In the entries below, find the lines with the word "this" and copy them.

[Saved entries]
--------------------------------

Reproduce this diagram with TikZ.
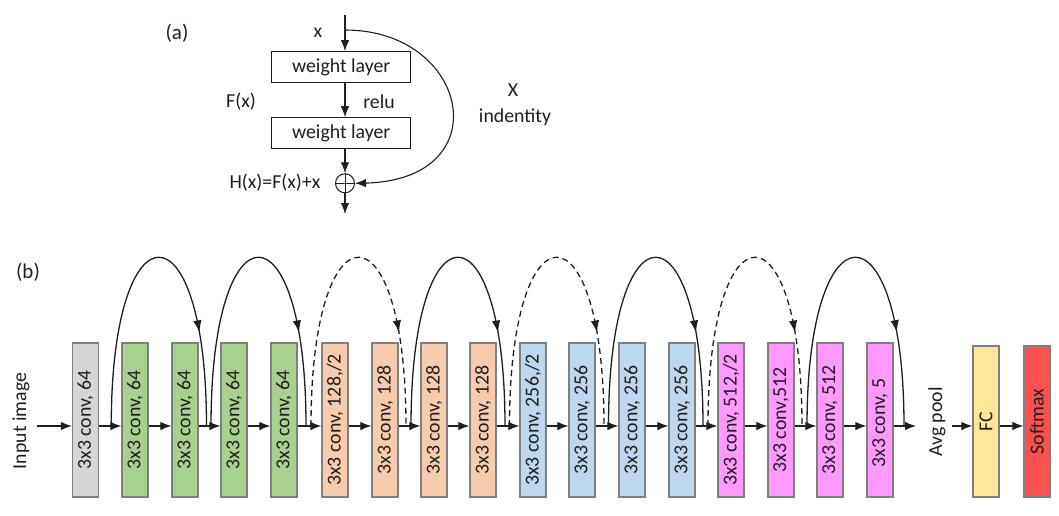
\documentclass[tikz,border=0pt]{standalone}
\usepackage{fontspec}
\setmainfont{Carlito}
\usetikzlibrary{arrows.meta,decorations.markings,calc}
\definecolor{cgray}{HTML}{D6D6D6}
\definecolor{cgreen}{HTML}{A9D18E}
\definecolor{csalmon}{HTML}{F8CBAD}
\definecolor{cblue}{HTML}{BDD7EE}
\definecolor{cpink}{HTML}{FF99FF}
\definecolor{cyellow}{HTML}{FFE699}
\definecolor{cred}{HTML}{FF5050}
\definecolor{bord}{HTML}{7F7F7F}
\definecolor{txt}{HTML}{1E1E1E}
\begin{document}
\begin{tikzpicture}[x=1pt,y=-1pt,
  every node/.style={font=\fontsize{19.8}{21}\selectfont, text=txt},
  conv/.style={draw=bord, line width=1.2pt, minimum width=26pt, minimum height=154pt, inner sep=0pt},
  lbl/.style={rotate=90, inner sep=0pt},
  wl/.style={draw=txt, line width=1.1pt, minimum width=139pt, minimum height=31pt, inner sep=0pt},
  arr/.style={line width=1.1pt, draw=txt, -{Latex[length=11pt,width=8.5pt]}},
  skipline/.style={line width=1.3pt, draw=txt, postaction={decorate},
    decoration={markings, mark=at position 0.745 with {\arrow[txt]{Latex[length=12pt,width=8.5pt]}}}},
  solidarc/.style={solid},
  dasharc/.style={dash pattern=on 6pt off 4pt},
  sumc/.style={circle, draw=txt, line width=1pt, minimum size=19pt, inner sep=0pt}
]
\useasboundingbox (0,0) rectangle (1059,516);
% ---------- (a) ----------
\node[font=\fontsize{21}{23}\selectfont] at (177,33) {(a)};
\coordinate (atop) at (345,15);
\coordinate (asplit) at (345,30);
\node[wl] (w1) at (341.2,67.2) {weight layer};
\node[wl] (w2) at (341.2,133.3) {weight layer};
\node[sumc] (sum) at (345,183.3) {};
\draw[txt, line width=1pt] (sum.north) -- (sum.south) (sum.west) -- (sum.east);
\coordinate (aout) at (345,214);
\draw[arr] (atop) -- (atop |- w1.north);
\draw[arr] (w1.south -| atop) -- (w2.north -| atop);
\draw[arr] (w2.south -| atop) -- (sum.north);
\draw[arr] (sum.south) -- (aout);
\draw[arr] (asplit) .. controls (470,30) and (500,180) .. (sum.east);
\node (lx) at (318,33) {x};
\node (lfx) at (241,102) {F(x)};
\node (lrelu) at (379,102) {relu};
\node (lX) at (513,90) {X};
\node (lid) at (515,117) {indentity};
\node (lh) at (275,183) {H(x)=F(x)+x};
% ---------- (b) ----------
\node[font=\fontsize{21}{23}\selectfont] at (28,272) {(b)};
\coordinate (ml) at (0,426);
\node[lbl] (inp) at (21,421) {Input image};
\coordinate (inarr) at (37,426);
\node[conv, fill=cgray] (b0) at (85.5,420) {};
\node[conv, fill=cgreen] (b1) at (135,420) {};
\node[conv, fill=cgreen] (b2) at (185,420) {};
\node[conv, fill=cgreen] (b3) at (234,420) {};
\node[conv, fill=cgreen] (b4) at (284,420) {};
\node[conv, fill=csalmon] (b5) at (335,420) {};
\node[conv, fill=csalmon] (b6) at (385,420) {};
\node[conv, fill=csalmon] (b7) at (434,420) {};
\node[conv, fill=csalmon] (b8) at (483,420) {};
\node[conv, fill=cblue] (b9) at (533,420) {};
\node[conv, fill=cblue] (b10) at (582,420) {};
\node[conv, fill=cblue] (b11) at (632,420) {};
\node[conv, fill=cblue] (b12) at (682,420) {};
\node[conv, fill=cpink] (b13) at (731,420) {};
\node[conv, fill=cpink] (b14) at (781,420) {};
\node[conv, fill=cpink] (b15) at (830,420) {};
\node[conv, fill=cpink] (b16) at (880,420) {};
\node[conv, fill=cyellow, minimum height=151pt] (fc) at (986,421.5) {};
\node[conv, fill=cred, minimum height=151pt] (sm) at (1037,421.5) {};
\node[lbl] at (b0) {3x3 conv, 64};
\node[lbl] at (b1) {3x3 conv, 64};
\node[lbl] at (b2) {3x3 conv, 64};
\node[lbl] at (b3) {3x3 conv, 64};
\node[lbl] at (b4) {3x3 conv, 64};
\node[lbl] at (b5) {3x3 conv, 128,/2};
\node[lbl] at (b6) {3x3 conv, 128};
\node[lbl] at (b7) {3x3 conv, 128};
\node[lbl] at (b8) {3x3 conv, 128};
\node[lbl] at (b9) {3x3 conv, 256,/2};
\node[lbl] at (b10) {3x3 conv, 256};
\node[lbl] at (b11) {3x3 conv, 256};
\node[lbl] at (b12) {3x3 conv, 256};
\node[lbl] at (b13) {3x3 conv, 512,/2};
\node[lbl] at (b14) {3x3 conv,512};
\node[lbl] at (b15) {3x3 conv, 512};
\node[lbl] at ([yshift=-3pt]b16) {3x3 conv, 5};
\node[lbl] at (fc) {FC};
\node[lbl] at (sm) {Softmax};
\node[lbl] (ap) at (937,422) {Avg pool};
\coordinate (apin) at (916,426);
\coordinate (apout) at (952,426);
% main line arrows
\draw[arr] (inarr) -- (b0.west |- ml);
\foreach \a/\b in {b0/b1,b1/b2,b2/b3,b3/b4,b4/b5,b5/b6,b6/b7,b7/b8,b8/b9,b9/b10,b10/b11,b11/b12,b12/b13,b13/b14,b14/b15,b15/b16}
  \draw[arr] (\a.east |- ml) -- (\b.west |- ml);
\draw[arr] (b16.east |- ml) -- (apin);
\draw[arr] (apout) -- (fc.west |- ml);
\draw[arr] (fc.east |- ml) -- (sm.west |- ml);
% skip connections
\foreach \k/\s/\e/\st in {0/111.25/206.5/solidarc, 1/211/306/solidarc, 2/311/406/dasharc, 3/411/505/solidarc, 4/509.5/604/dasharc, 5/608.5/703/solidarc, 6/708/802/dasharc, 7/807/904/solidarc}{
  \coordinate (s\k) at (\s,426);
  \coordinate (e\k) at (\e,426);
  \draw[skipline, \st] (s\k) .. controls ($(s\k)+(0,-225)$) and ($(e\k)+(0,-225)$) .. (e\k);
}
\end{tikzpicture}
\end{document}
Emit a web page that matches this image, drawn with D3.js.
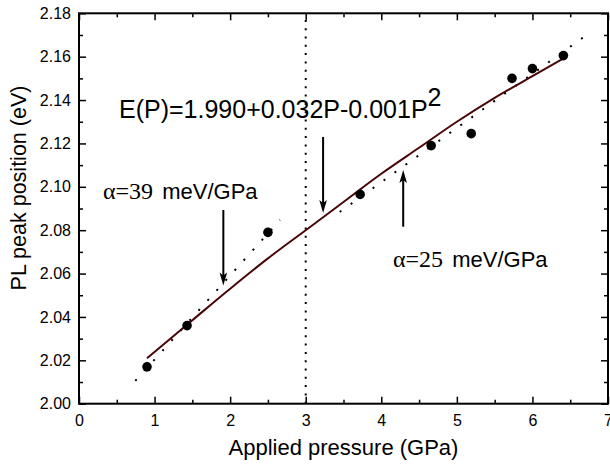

--------------------------------

## Task output
Reproduce this diagram with TikZ.
Emit a web page that matches this image, drawn with D3.js.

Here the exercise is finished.